Interesting how you mention you feel your mom is trying to control you...
ergo the development of your own need to control...?
IMO, discussing dating with your W would not necessarily be R talk. Although it is probably something that you would only mention if HE brought up the dating topic. IOW, if he mentions anything about himself dating (hopefully you can control yourself and not react to this), you can simply indicate that you do not intend to date. Period. If he persists, asking for "permission", simply respond with "What you do will be your choice."
Sometime either just before I left or just after I left, my W suggested something to the effect that maybe I should see if the "grass was greener"... I simply stated, very firmly, that I had no intention to see if the grass was greener, as I was very sure it was not. That topic has not come up again.
I have gone as dark as possible with my W over the past two months. So contact has been very minimal.
Prior to going dark, my W varied between open and friendly, to closed and distant. I can say with certainty, that our contact was elastic and dynamic.
What I mean by this is, often my W would be open and candid, and then (likely by some language or action by me), she would become uncomfortable and then move to cold and distant. How this happened was definitely something internal, going on with her.
Yes, if she was open and I was cold, she would move to cold and distant. And yet, if she was open and I was open, she could also move to cold and distant (some internal feeling of discomfort she likely went to).
The opposite could also happen. If she was cold and distant and I was warm and open, she sometimes remained cold and sometimes she became warm.

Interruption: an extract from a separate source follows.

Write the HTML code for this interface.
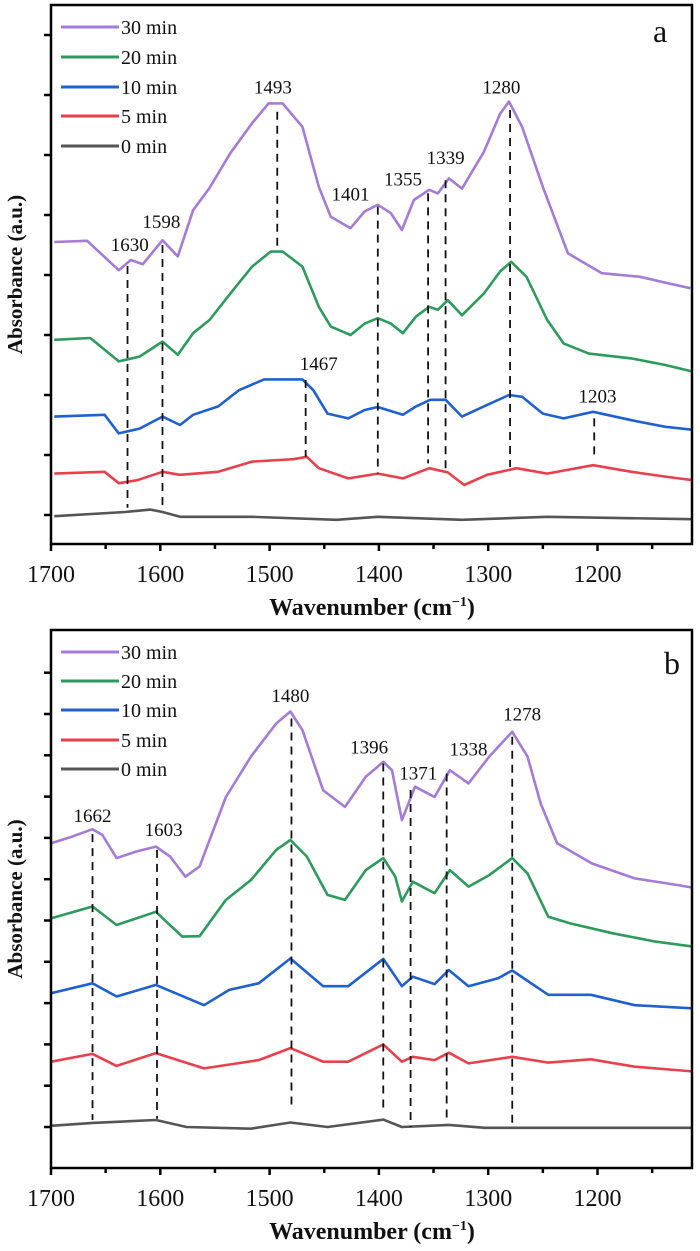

Very little rhyme or reason. And yes, I could pick up the kids when she was there and she ignored my presence (and then eventually came to talk... or not...) There has been no physical contact, intentional or otherwise, since at best early January. That was cold and disconnected. No hugs, no hand holding, no brushing against each other. If we are physically close and she gets uncomfortable, she definitely moves further away or even leaves the room.
She certainly has her own daemons she is working on.
To be perfectly honest, if she attempted to hold my hand or hug me, I would likely back away. Anything would be (reactively) cold unless I put in significant effort to be otherwise.